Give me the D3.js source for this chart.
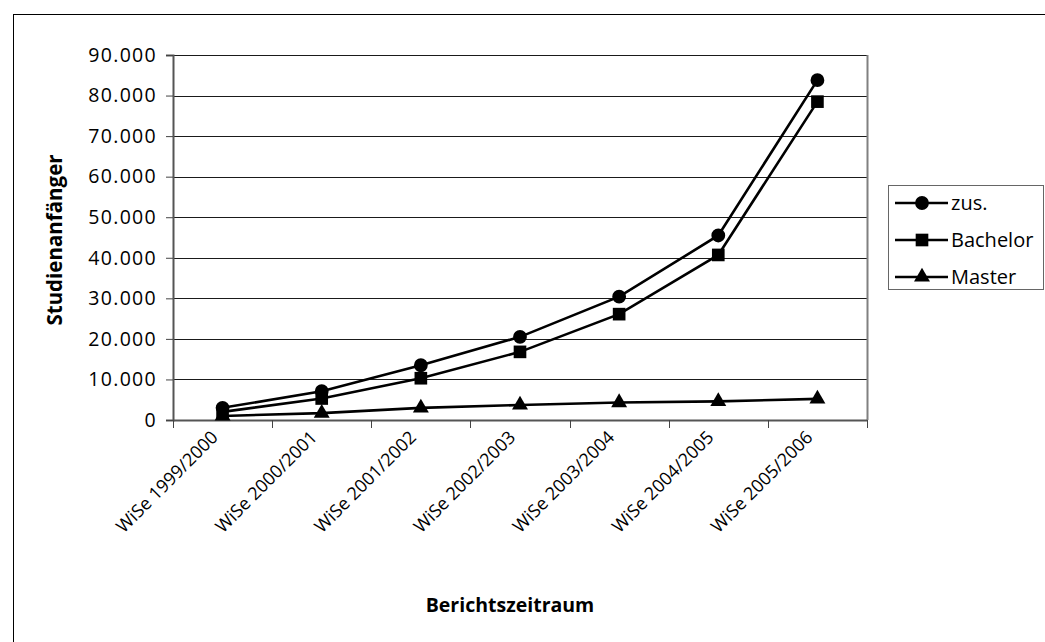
<!DOCTYPE html>
<html>
<head>
<meta charset="utf-8">
<script src="https://cdn.jsdelivr.net/npm/d3@7"></script>
<style>
  html, body { margin: 0; padding: 0; background: #fff; }
  svg { display: block; }
  text { font-family: "Open Sans", sans-serif; fill: #000; }
</style>
</head>
<body>
<svg id="chart" width="1045" height="642"></svg>
<script>
const categories = ["WiSe 1999/2000", "WiSe 2000/2001", "WiSe 2001/2002", "WiSe 2002/2003", "WiSe 2003/2004", "WiSe 2004/2005", "WiSe 2005/2006"];
const zus      = [3000, 7100, 13500, 20500, 30400, 45500, 83800];
const bachelor = [2000, 5300, 10300, 16800, 26100, 40700, 78500];
const master   = [1000, 1700, 3000, 3700, 4300, 4600, 5200];
const seriesNames = ["zus.", "Bachelor", "Master"];
const yTicks = [0, 10000, 20000, 30000, 40000, 50000, 60000, 70000, 80000, 90000];
const yTitle = "Studienanfänger";
const xTitle = "Berichtszeitraum";

const svg = d3.select("#chart");
const plot = { left: 173, right: 867, top: 55, bottom: 420 };

const x = d3.scaleBand().domain(categories).range([plot.left, plot.right]).padding(0);
const y = d3.scaleLinear().domain([0, 90000]).range([plot.bottom, plot.top]);
const cx = c => x(c) + x.bandwidth() / 2;

const de = d3.formatLocale({ decimal: ",", thousands: ".", grouping: [3], currency: ["", " €"] });
const fmt = de.format(",d");

// outer chart border (cropped at right/bottom)
svg.append("rect").attr("x", 13.5).attr("y", 14.5).attr("width", 1100).attr("height", 700)
  .attr("fill", "none").attr("stroke", "#000").attr("stroke-width", 1);

// gridlines
svg.append("g").selectAll("line").data(yTicks.filter(d => d > 0)).join("line")
  .attr("x1", plot.left).attr("x2", plot.right)
  .attr("y1", d => Math.round(y(d)) + 0.5).attr("y2", d => Math.round(y(d)) + 0.5)
  .attr("stroke", "#1a1a1a").attr("stroke-width", 1);

// plot right border
svg.append("line").attr("x1", plot.right + 0.5).attr("x2", plot.right + 0.5)
  .attr("y1", plot.top).attr("y2", plot.bottom)
  .attr("stroke", "#808080").attr("stroke-width", 2);

// y axis
const yAxis = svg.append("g").attr("transform", `translate(${plot.left},0)`)
  .call(d3.axisLeft(y).tickValues(yTicks).tickSize(7).tickPadding(9).tickFormat(fmt));
yAxis.select(".domain").attr("stroke", "#555").attr("stroke-width", 2);
yAxis.selectAll(".tick line").attr("stroke", "#444").attr("stroke-width", 1);
yAxis.selectAll("text").style("font-family", "'Open Sans', sans-serif").style("font-size", "19.5px")
  .style("letter-spacing", "1.3px").attr("fill", "#000");

// x axis line and ticks at category boundaries
const boundaries = categories.map(c => x(c)).concat([plot.right]);
svg.append("line").attr("x1", plot.left).attr("x2", plot.right)
  .attr("y1", plot.bottom + 0.5).attr("y2", plot.bottom + 0.5)
  .attr("stroke", "#555").attr("stroke-width", 2);
svg.append("g").selectAll("line").data(boundaries).join("line")
  .attr("x1", d => Math.round(d) + 0.5).attr("x2", d => Math.round(d) + 0.5)
  .attr("y1", plot.bottom).attr("y2", plot.bottom + 8)
  .attr("stroke", "#444").attr("stroke-width", 1);

// x labels
svg.append("g").selectAll("text").data(categories).join("text")
  .attr("transform", c => `translate(${cx(c) - 8},${plot.bottom + 14}) rotate(-45)`)
  .attr("text-anchor", "end")
  .attr("dy", "0.35em")
  .style("font-size", "18px")
  .text(c => c);

// axis titles
svg.append("text").attr("transform", "translate(62,240) rotate(-90)")
  .attr("text-anchor", "middle").style("font-size", "20.5px").style("font-weight", "bold")
  .text(yTitle);
svg.append("text").attr("x", 510).attr("y", 612)
  .attr("text-anchor", "middle").style("font-size", "19.5px").style("font-weight", "bold")
  .text(xTitle);

// series
const symbols = [d3.symbolCircle, d3.symbolSquare, d3.symbolTriangle];
const symSizes = [150, 160, 110];
const data = [zus, bachelor, master];
const line = d3.line().x((d, i) => cx(categories[i])).y(d => y(d));

data.forEach((vals, si) => {
  svg.append("path").datum(vals).attr("d", line)
    .attr("fill", "none").attr("stroke", "#000").attr("stroke-width", 2.6);
  svg.append("g").selectAll("path").data(vals).join("path")
    .attr("transform", (d, i) => `translate(${cx(categories[i])},${y(d)})`)
    .attr("d", d3.symbol().type(symbols[si]).size(symSizes[si]))
    .attr("fill", "#000");
});

// legend
const lg = svg.append("g");
lg.append("rect").attr("x", 888.5).attr("y", 185.5).attr("width", 155).attr("height", 104)
  .attr("fill", "#fff").attr("stroke", "#666").attr("stroke-width", 1);
seriesNames.forEach((name, i) => {
  const ly = 203 + i * 37;
  lg.append("line").attr("x1", 895).attr("x2", 948).attr("y1", ly).attr("y2", ly)
    .attr("stroke", "#000").attr("stroke-width", 2.6);
  lg.append("path").attr("transform", `translate(922,${ly})`)
    .attr("d", d3.symbol().type(symbols[i]).size(symSizes[i])).attr("fill", "#000");
  lg.append("text").attr("x", 951).attr("y", ly + 7).style("font-size", "20px").text(name);
});
</script>
</body>
</html>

(TASK OBJECTIVE): The string "chart" may appear in lines of the listing above; tally those lines and give the number only.

(EXPECTED ANSWER): 4